Harvard Men's Health Watch

On call: Can two medications be worse than one?

On call

Can two medications be worse than one?

Q. I was diagnosed with congestive heart failure last month. By now, my breathing is back to normal, and I feel well. My doctor has prescribed several medications recommended for the condition, but he said that since I'm taking Vasotec, I should stop my aspirin. Do you agree?

A. It's a legitimate recommendation. The issue is a possible adverse interaction between angiotensin converting enzyme inhibitors (ACEIs), such as your Vasotec (enalapril), and aspirin. Both drugs have major cardiac benefits, but some studies suggest that aspirin may diminish the benefits of ACEIs in patients who have congestive heart failure. But other studies disagree, and many cardiologists continue to use both medications in heart failure patients.

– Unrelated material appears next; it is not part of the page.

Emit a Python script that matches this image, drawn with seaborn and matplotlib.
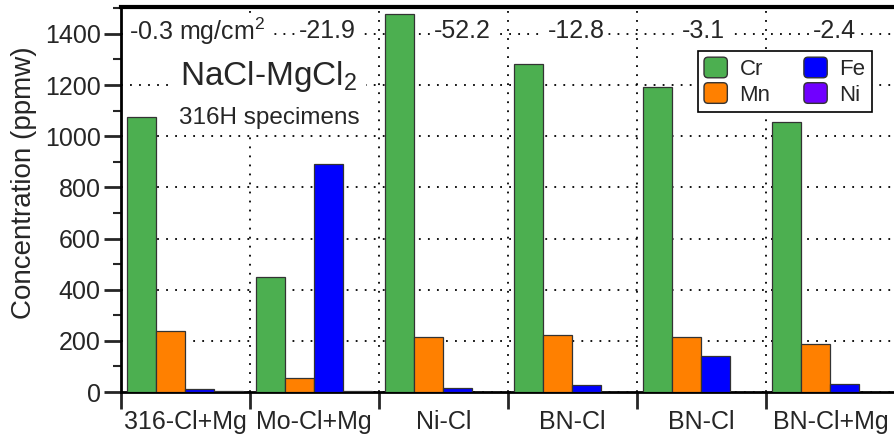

An interesting Italian study may help explain the contradictory findings. The scientists evaluated 344 heart failure patients who were taking ACEIs. One group did not take aspirin, a second group took low-dose aspirin (defined as 160 mg a day or less), and the third took high-dose aspirin (325 mg a day or more). During a follow-up period that averaged over three years, the high-dose aspirin group had a higher mortality rate than did the other groups; low-dose aspirin did not blunt the benefits of ACEI therapy.